Si el amor, la admiración y el orgullo pudieran medirse y cuantificarse de forma objetiva, ayer en Covadonga habrían hecho falta muchas balanzas y metros para calibrar las miradas y gestos entre Leonor, la Princesa de Asturias, y su padre, el Rey Felipe VI. La complicidad entre ambos quedó de relieve desde el principio y, aunque la buena educación siempre obliga a moderar gestos y expresiones de afecto, en este caso a Felipe de Borbón le costó en algunos momentos disimular lo mucho que quiere a esta niña llamada a ceñir un día la corona de España.

Llama la atención ver al monarca ejercer de padre, de esos que tienen toda la pinta de contar cuentos por las noches y compartir horas de ocio, aunque éstas sean escasas. Ya han quedado muy atrás aquellas imágenes del entonces Príncipe de Asturias durante sus veranos en Mallorca o de vacaciones en islas exóticas en buena compañía. Al Rey, como a la mayor parte de los seres humanos, la paternidad le ha hecho aterrizar en el mundo, madurar y ver la vida a través del horizonte de quienes llegan pidiendo paso. A los Reyes eméritos jamás se les detectaron esas debilidades. Eran otros tiempos. La Princesa dio ayer la impresión de ser una buena hija, atenta a los consejos de sus padres y, en esta ocasión de forma especial, a los del Rey, el auténtico espejo en el que se mira, como es natural, para asumir ese trabajo tan especial que le está reservado. Un buen hijo, en principio, siempre tiene más papeletas para ser una buena persona. En este caso la actitud de la Princesa de Asturias, por cierto, la segunda de apellido Borbón y la primera de la Historia que lleva sangre asturiana, abre una puerta a la confianza en que sea un día digna jefa de Estado para un país que, como bien ser encargó de resaltar el arzobispo de Oviedo, Jesús Sanz Montes, vive momentos difíciles.

Leonor es Princesa de Asturias y debe aprender a querer servir a cada rincón de España como si fuera suyo. Es en ese punto donde deben centrarse los esfuerzos. De nada valdrán los idiomas, los exquisitos modales y las habilidades sociales si la heredera de la Corona no es consciente de que su misión en este mundo, al menos por ahora, es la de trabajar sin escatimar esfuerzos por el bien común. Precisamente ese espíritu de servicio y entrega, para nada de moda, es la gran lección que dio al mundo la Virgen María, para los asturianos bajo la advocación de Covadonga, engalanada ayer con el manto rojo bordado en oro, pequeña y frágil sólo en apariencia; fuerte y convencida de su tarea en la práctica. Desde el máximo respeto a las creencias e ideas de cada uno, me atrevo a afirmar que la Princesa, calzada con bailarinas de terciopelo, recibió ayer una inyección de fuerza y valor desde lo alto de esas montañas en las que empezó la historia de España y de Europa. Covadonga es mucho más que un santuario, es un lugar que irradia energía.

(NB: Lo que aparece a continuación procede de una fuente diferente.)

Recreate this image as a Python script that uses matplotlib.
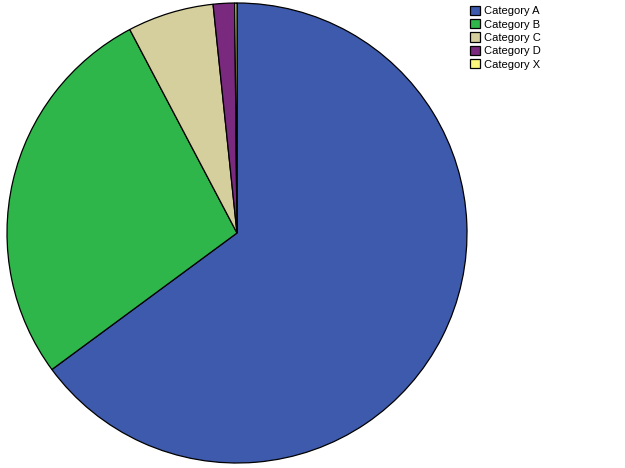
import matplotlib
matplotlib.use("Agg")
import matplotlib.pyplot as plt

categories = ["Category A", "Category B", "Category C", "Category D", "Category X"]
values = [64.9, 27.4, 6.06, 1.5, 0.16]
colors = ["#3e5aad", "#2fb64a", "#d4cf9d", "#7a2a7e", "#fbf77c"]

plt.rcParams['font.family'] = ['Liberation Sans', 'DejaVu Sans']

W, H = 625, 468
fig = plt.figure(figsize=(W / 100, H / 100), dpi=100)
# pie centre (237, 233) px, radius 230 px
cx, cy, r = 237, 233, 230
ax = fig.add_axes([(cx - r) / W, (H - cy - r) / H, 2 * r / W, 2 * r / H])
wedges, _ = ax.pie(values, colors=colors, startangle=90, counterclock=False,
                   radius=1.0, wedgeprops=dict(edgecolor="black", linewidth=0.9))
ax.set_xlim(-1, 1)
ax.set_ylim(-1, 1)
ax.set_aspect("equal")
ax.axis("off")

leg = fig.legend(wedges, categories, loc="upper left",
                 bbox_to_anchor=(462 / W, 1 + 2 / H), frameon=False,
                 fontsize=8, handlelength=0.9, handleheight=0.9,
                 handletextpad=0.35, labelspacing=0.26, borderpad=0.2)

fig.savefig("out.png", dpi=100, facecolor="white")
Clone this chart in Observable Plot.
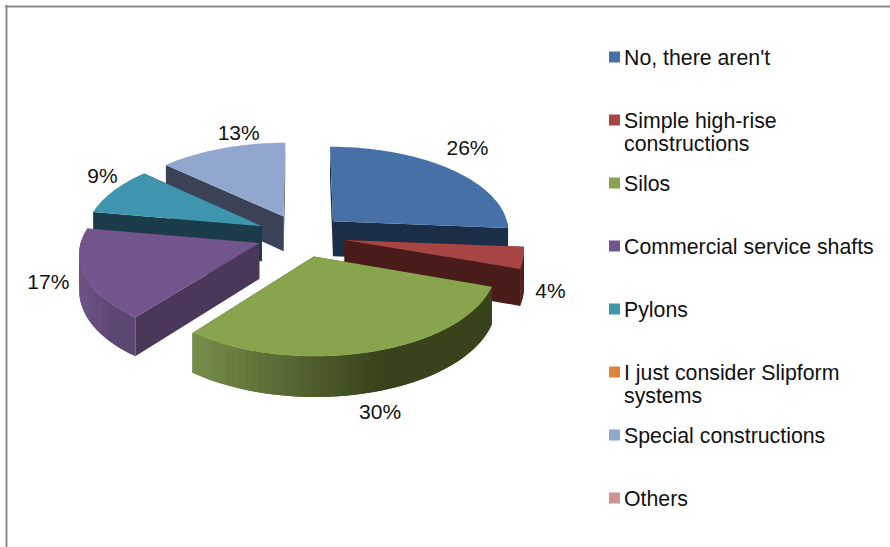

Leonor también supera el concepto de una princesa al uso. Esta mujercita de casi 13 años representa el futuro: el suyo propio y también el de los niños y niñas que ayer la acompañaron, empezando por su hermana, la Infanta Sofía, a la que, si es inteligente, tendrá siempre muy cerca. La monarquía está construida a partir de símbolos, pero en Covadonga quedó claro que los nuevos tiempos se han instalado para siempre en la agenda Real. La Princesa estrenó vida oficial ante la Santina sin recibir los atributos del Principado que ostenta. No le hacen falta. Eso ahora es lo de menos.